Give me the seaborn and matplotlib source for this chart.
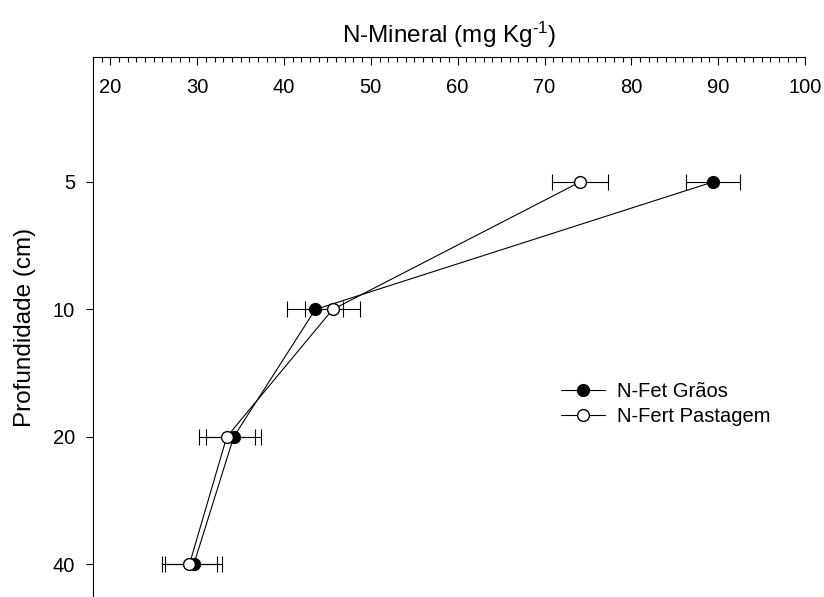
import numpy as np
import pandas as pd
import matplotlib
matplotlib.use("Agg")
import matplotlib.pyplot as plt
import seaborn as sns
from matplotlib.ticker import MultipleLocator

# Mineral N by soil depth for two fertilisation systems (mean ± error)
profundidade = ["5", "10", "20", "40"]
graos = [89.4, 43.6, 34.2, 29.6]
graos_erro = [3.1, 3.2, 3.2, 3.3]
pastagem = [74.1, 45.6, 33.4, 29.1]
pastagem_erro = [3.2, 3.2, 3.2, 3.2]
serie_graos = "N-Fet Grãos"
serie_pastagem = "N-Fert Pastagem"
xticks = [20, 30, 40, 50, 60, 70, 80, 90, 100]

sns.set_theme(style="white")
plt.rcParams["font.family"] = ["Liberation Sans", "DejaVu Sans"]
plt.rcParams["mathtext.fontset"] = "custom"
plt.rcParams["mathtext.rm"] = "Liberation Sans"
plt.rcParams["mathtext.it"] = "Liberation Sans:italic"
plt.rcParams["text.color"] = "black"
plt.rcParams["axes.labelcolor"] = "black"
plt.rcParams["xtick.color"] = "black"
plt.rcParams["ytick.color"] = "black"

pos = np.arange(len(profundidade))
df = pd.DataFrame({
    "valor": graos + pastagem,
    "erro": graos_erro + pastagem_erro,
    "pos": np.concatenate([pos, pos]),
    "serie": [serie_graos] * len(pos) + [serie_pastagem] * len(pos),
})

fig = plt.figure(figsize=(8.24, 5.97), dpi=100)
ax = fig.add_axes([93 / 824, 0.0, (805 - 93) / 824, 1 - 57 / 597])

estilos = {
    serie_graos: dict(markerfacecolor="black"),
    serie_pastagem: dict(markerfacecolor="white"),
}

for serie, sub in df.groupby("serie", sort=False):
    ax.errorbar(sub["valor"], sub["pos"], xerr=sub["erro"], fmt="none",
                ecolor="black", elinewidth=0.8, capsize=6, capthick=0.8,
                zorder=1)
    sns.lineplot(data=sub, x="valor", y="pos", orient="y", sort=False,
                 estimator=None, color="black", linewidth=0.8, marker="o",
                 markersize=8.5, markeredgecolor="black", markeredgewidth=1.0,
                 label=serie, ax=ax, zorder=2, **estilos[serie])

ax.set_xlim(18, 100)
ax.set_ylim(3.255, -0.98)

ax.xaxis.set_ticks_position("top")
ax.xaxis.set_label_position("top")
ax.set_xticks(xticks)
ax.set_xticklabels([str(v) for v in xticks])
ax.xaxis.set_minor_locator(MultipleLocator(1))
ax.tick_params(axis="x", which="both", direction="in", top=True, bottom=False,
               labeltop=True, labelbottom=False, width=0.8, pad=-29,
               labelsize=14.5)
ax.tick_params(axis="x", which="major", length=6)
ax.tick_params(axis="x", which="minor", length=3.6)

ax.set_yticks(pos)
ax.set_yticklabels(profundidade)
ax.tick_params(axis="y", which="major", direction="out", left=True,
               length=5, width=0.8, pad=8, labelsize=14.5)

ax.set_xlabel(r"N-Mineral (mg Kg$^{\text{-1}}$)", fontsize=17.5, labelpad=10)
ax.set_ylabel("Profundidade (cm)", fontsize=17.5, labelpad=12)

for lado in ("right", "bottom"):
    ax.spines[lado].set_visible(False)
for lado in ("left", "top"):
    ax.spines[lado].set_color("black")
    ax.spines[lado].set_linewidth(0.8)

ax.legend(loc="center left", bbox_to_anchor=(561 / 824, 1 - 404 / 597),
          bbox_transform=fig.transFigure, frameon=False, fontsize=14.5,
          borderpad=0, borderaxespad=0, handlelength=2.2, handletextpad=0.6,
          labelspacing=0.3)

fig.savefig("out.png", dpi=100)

# WHAT IS REQUIRED
From the first line above to the line containing "from matplotlib.ticker import MultipleLocator", repeat each line exactly. Pictures stay out.

# SOLUTION
Give me the seaborn and matplotlib source for this chart.
import numpy as np
import pandas as pd
import matplotlib
matplotlib.use("Agg")
import matplotlib.pyplot as plt
import seaborn as sns
from matplotlib.ticker import MultipleLocator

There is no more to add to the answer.